Maddox’s performance against the Hokies was particularly notable, considering what the Virginia Tech offense had done against the Panthers last season, when the Hokies passed for 406 yards and two touchdowns in a win at Heinz Field. That game — and the Syracuse one that followed four weeks later — stuck in the minds of Pitt’s defensive backs as they started preparing for the 2017 season.

Starting in the spring, secondary coach Renaldo Hill made a concerted effort to find a way to stop the fade and the fade-stop, two plays that tortured Pitt in 2016. While Pitt took the loss on Saturday, it was mission accomplished from that unit.
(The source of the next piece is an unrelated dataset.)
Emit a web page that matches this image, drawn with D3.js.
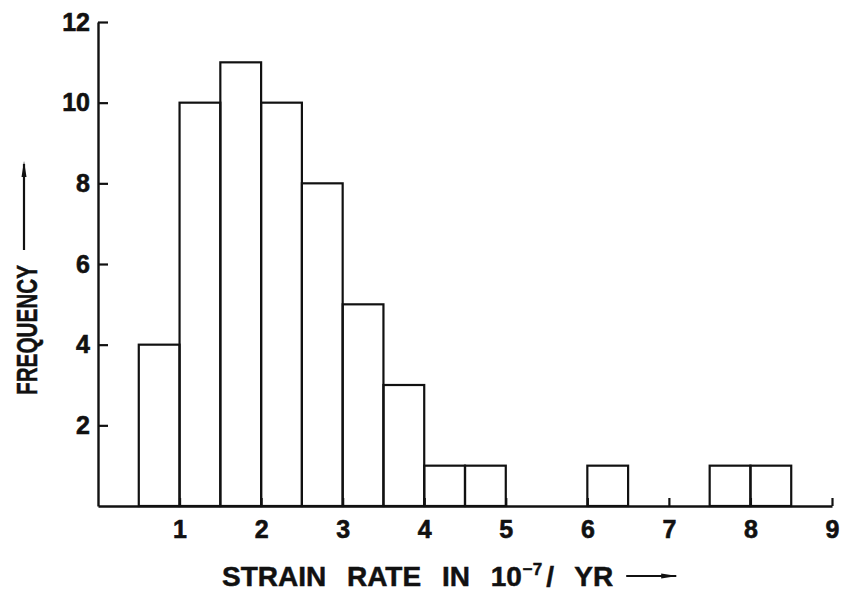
<!DOCTYPE html>
<html>
<head>
<meta charset="utf-8">
<script src="https://cdn.jsdelivr.net/npm/d3@7"></script>
<style>
  html, body { margin: 0; padding: 0; background: #fff; }
  svg { display: block; }
  text { font-family: "Liberation Sans", Arial, sans-serif; font-weight: bold; fill: #111; }
</style>
</head>
<body>
<div id="chart"></div>
<script>
// --- data ---
const binStarts = [0.5, 1, 1.5, 2, 2.5, 3, 3.5, 4, 4.5, 6, 7.5, 8];
const counts    = [4, 10, 11, 10, 8, 5, 3, 1, 1, 1, 1, 1];
const binWidth  = 0.5;
const xTicks = [1, 2, 3, 4, 5, 6, 7, 8, 9];
const yTicks = [2, 4, 6, 8, 10, 12];
const xLabel = "STRAIN RATE IN 10";
const xLabelSup = "\u22127";
const xLabelTail = "/ YR";
const yLabel = "FREQUENCY";

const width = 841, height = 594;
const margin = { top: 22, right: 9, bottom: 88, left: 98 };

const svg = d3.select("#chart").append("svg")
  .attr("width", width)
  .attr("height", height);

const x = d3.scaleLinear().domain([0, 9]).range([margin.left, width - margin.right]);
const y = d3.scaleLinear().domain([0, 12]).range([height - margin.bottom, margin.top]);

const ink = "#111";

// 直條
const bars = binStarts.map((s, i) => ({ x0: s, x1: s + binWidth, n: counts[i] }));
svg.append("g")
  .selectAll("rect")
  .data(bars)
  .join("rect")
    .attr("x", d => x(d.x0))
    .attr("y", d => y(d.n))
    .attr("width", d => x(d.x1) - x(d.x0))
    .attr("height", d => y(0) - y(d.n))
    .attr("fill", "none")
    .attr("stroke", ink)
    .attr("stroke-width", 2.2);

// y 軸 (刻度朝內)
const yAxis = svg.append("g")
  .attr("transform", `translate(${margin.left},0)`)
  .call(d3.axisLeft(y).tickValues(yTicks).tickSizeInner(-10).tickSizeOuter(0).tickPadding(8));

// x 軸 (刻度朝上)
const xAxis = svg.append("g")
  .attr("transform", `translate(0,${y(0)})`)
  .call(d3.axisBottom(x).tickValues(xTicks).tickSizeInner(-8).tickSizeOuter(0).tickPadding(14));

[yAxis, xAxis].forEach(g => {
  g.attr("font-size", null);
  g.select(".domain").attr("stroke", ink).attr("stroke-width", 2.4);
  g.selectAll(".tick line").attr("stroke", ink).attr("stroke-width", 2.2);
  g.selectAll(".tick text")
    .attr("fill", ink)
    .attr("stroke", ink)
    .attr("stroke-width", 0.6)
    .style("font-family", '"Liberation Sans", Arial, sans-serif')
    .style("font-weight", "bold")
    .style("font-size", "25px");
});

// x 軸標題
const xt = svg.append("text")
  .attr("x", 222)
  .attr("y", 586)
  .attr("stroke", ink)
  .attr("stroke-width", 0.5)
  .style("font-size", "28px")
  .style("word-spacing", "13px");
xt.append("tspan").text(xLabel);
xt.append("tspan").attr("dy", -11).attr("dx", 1).style("font-size", "17px").text(xLabelSup);
xt.append("tspan").attr("dy", 11).attr("dx", 4).text(xLabelTail);

const xtEnd = 222 + xt.node().getComputedTextLength();
svg.append("line")
  .attr("x1", xtEnd + 18).attr("x2", xtEnd + 68)
  .attr("y1", 576).attr("y2", 576)
  .attr("stroke", ink).attr("stroke-width", 2.2);
svg.append("path")
  .attr("d", `M${xtEnd + 69},576 l-16,-2.5 l0,5 z`)
  .attr("fill", ink);

// y 軸標題
svg.append("text")
  .attr("transform", "translate(37,395) rotate(-90)")
  .attr("textLength", 130)
  .attr("lengthAdjust", "spacingAndGlyphs")
  .attr("stroke", ink)
  .attr("stroke-width", 0.5)
  .style("font-size", "29px")
  .text(yLabel);

svg.append("line")
  .attr("x1", 24).attr("x2", 24)
  .attr("y1", 250).attr("y2", 164)
  .attr("stroke", ink).attr("stroke-width", 2.2);
svg.append("path")
  .attr("d", "M24,161 l-2.5,16 l5,0 z")
  .attr("fill", ink);
</script>
</body>
</html>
Jackson finished with just 218 yards in the air and the lone passing touchdown came when Maddox lost his footing. After Pitt came out in a nickel look to fluster Syracuse in October, they played mostly base defense against the Hokies. The improvement came in the form of individual improvement from Maddox and Dane Jackson.

“We stopped the fades,’ Narduzzi said. “We stopped the fade stops.”
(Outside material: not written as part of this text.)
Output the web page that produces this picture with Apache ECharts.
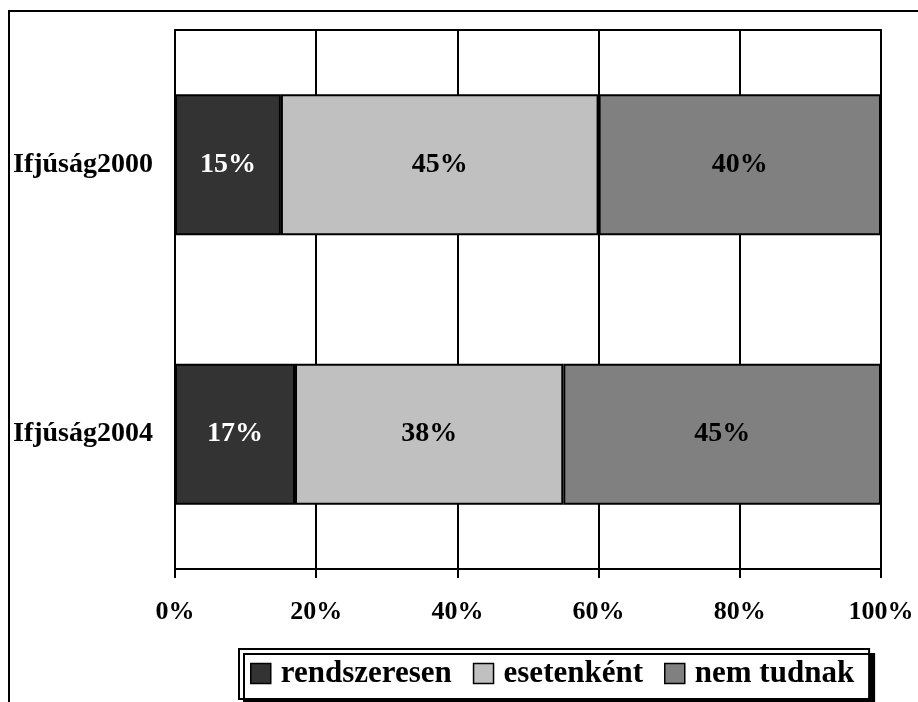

They did it while Virginia Tech was targeting Maddox’s wonky arm, or at least that’s what it seemed like to him.

“It looked like it,” Maddox said. “I liked it a lot. … They came out in certain formations and you now you’ll get certain things, just like last year. Maybe they expected it (would work). We just came in to compete better.”
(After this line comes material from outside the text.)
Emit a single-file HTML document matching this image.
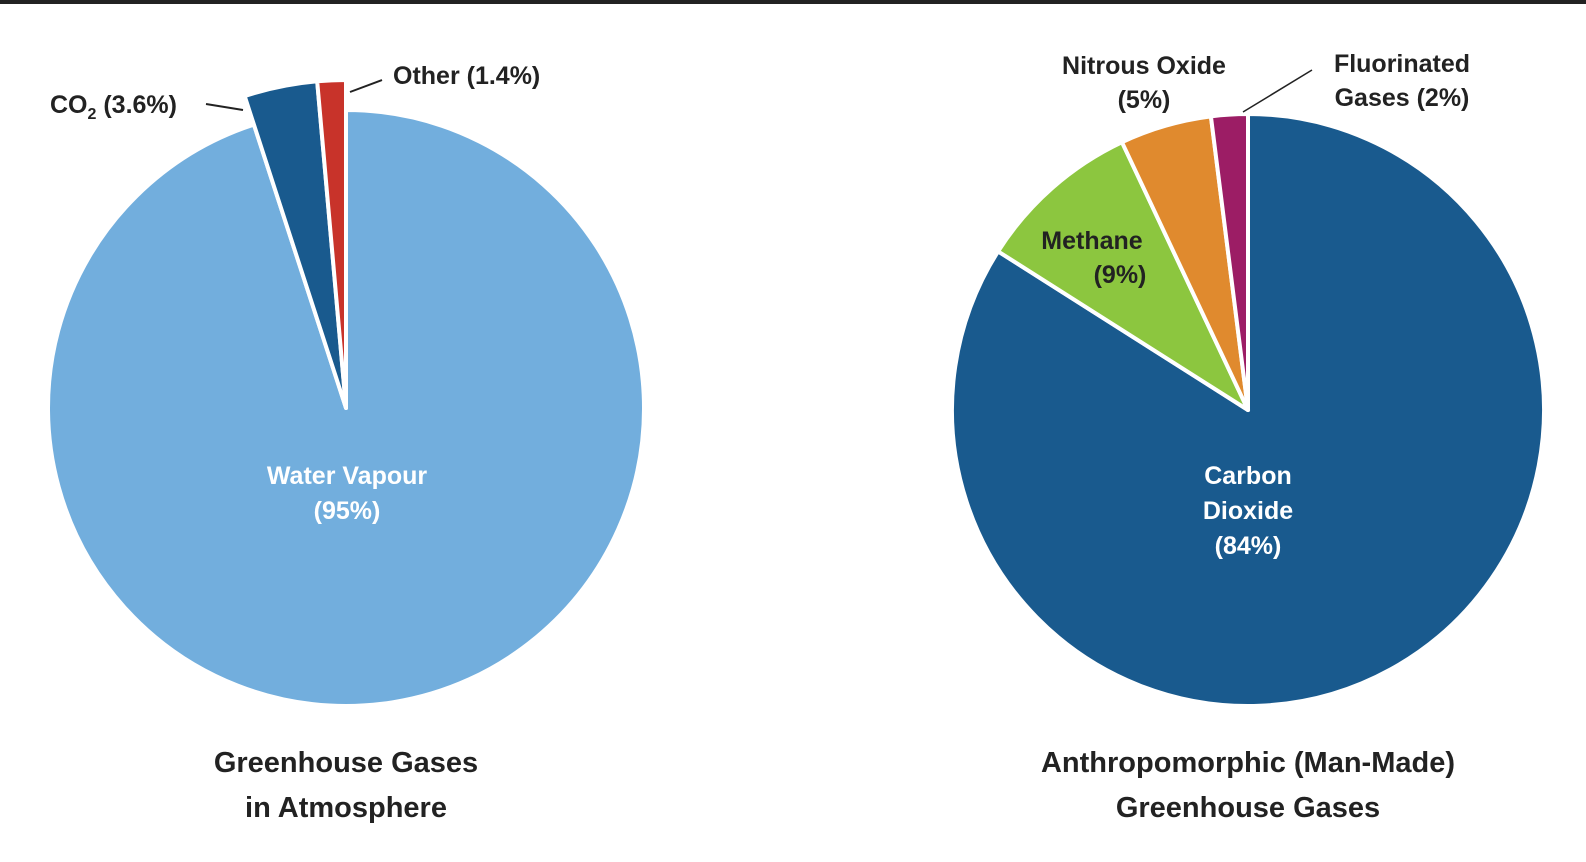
<!DOCTYPE html>
<html><head><meta charset="utf-8"><style>
body{margin:0;background:#fff;width:1586px;height:862px;overflow:hidden;font-family:"Liberation Sans",Arial,sans-serif}
</style></head><body>
<svg id="c" width="1586" height="862" style="position:absolute;left:0;top:0" font-family="Liberation Sans, Arial, sans-serif" font-weight="bold">
<rect x="0" y="0" width="1586" height="4" fill="#222"/>
<g id="left"></g>
<g id="right"></g>
<line x1="206" y1="104" x2="243" y2="110" stroke="#222" stroke-width="2"/>
<line x1="350" y1="92" x2="382" y2="80" stroke="#222" stroke-width="2"/>
<line x1="1243" y1="112" x2="1312" y2="70" stroke="#222" stroke-width="1.5"/>
<text x="50" y="113" font-size="25" fill="#222">CO<tspan font-size="16" dy="6">2</tspan><tspan dy="-6"> (3.6%)</tspan></text>
<text x="393" y="84" font-size="25" fill="#222">Other (1.4%)</text>
<text x="347" y="484" font-size="25" fill="#fff" text-anchor="middle">Water Vapour<tspan x="347" dy="35">(95%)</tspan></text>
<text x="1144" y="74" font-size="25" fill="#222" text-anchor="middle">Nitrous Oxide<tspan x="1144" dy="34">(5%)</tspan></text>
<text x="1402" y="72" font-size="25" fill="#222" text-anchor="middle">Fluorinated<tspan x="1402" dy="34">Gases (2%)</tspan></text>
<text x="1092" y="249" font-size="25" fill="#222" text-anchor="middle">Methane<tspan x="1120" dy="34">(9%)</tspan></text>
<text x="1248" y="484" font-size="25" fill="#fff" text-anchor="middle">Carbon<tspan x="1248" dy="35">Dioxide</tspan><tspan x="1248" dy="35">(84%)</tspan></text>
<text x="346" y="772" font-size="29" fill="#222" text-anchor="middle">Greenhouse Gases<tspan x="346" dy="45">in Atmosphere</tspan></text>
<text x="1248" y="772" font-size="29" fill="#222" text-anchor="middle">Anthropomorphic (Man-Made)<tspan x="1248" dy="45">Greenhouse Gases</tspan></text>
</svg>
<script>
const leftCats=["Water Vapour","CO2","Other"];
const leftVals=[95,3.6,1.4];
const rightCats=["Carbon Dioxide","Methane","Nitrous Oxide","Fluorinated Gases"];
const rightVals=[84,9,5,2];
const leftColors=["#72aedd","#195a8e","#c8332a"];
const rightColors=["#195a8e","#8cc63f","#e08a2e","#9c1d65"];
const NS="http://www.w3.org/2000/svg";
function pie(g,cats,vals,colors,cx,cy,radii,sw){
  const tot=vals.reduce((a,b)=>a+b,0);let a0=0;
  vals.forEach((v,i)=>{
    const a1=a0+v/tot*2*Math.PI, r=radii[i];
    const x0=cx+r*Math.sin(a0),y0=cy-r*Math.cos(a0),x1=cx+r*Math.sin(a1),y1=cy-r*Math.cos(a1);
    const p=document.createElementNS(NS,"path");
    p.setAttribute("d",`M${cx},${cy}L${x0},${y0}A${r},${r} 0 ${a1-a0>Math.PI?1:0} 1 ${x1},${y1}Z`);
    p.setAttribute("fill",colors[i]);p.setAttribute("stroke","#fff");p.setAttribute("stroke-width",sw);
    p.setAttribute("stroke-linejoin","round");
    
    
    g.appendChild(p);a0=a1;
  });
}
pie(document.getElementById("left"),leftCats,leftVals,leftColors,346,408,[298,328,328],4);
pie(document.getElementById("right"),rightCats,rightVals,rightColors,1248,410,[296,296,296,296],4);
</script>
</body></html>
The Panthers did so with a mixed up secondary that didn’t see much stability outside of the two starting corners. Starting free safety Damar Hamlin traveled and dressed but did not play, a decision Narduzzi called precautionary. In his place, Dennis Briggs, Phil Campbell and Jazzee Stocker all saw significant playing time, with Jordan Whitehead flipping back and forth between safety spots.

Bricen Garner and Therran Coleman also did not play. Narduzzi said Coleman was also held out as a precaution. He was injured against Duke and did not play against Virginia, but played some against North Carolina.


Virginia Tech’s goal line stand was nothing that the Hokies hadn’t been doing all game. After three weeks of breakout performances, Hall was shut down by Bud Foster’s Virginia Tech defense. He finished the game with just four yards on 15 carries.

The Hokies had the No. 33 rushing defense in the country coming into the game and it seemed from the beginning that Foster and company seemed content to stop the run and make Pitt pass.

“I think they did some different things in terms of what we’ve seen the last couple of weeks from other teams,” left tackle Brian O’Neill said. “Their two (defensive tackles) were really good, probably the two best inside guys we’ve seen all year. We need to execute better and play better against a higher level of competition than we did today.”


With the Hokies stacking the box against the run, Pitt was forced to go to the air more than they have all season.

The Pitt coaching staff suspected that was going to be a possibility, so a plan was made that the Panthers would re-evaluate their starting quarterback situation after one quarter. If they were able to run the ball, DiNucci would stay in the game. If not, they would take up Foster’s dare to throw the ball and do so with Pickett, who saw his most extensive playing time of the season.

“We knew that (they might stack the box),” Narduzzi said. “That’s why Kenny was in the game. He’s probably a better passer at this point. He did give us a shot with some of the balls he threw. There wasn’t as much scrambling. We’ll continue to evaluate that position.”

“I’ll watch the film and I’ll learn from it,” Pickett said. “This one definitely stings.”


Pitt’s final touchdown came on a new fake that Narduzzi said special teams coordinator Andre Powell has been sitting on for a little while. The Panthers lined up in a swinging gate look and backup long snapper Nate Bossory snapped to Hall, who tossed it to Winslow. Winslow then threw a strike up the middle back to Bossory while rolling to his right.

“It was a heck of a play by Nate Bossory,” Narduzzi said. “He’s a senior walk-on who has done everything we’ve asked of him and worked his tail off. He’s a fighter. He dislocated his shoulder (on the play.) … It was a heck of a catch and I knew he’d make the play. I’ve seen they guy make plays on the scout field for three years now. I had no doubts if the ball was near him, he’d catch it and come down with it.”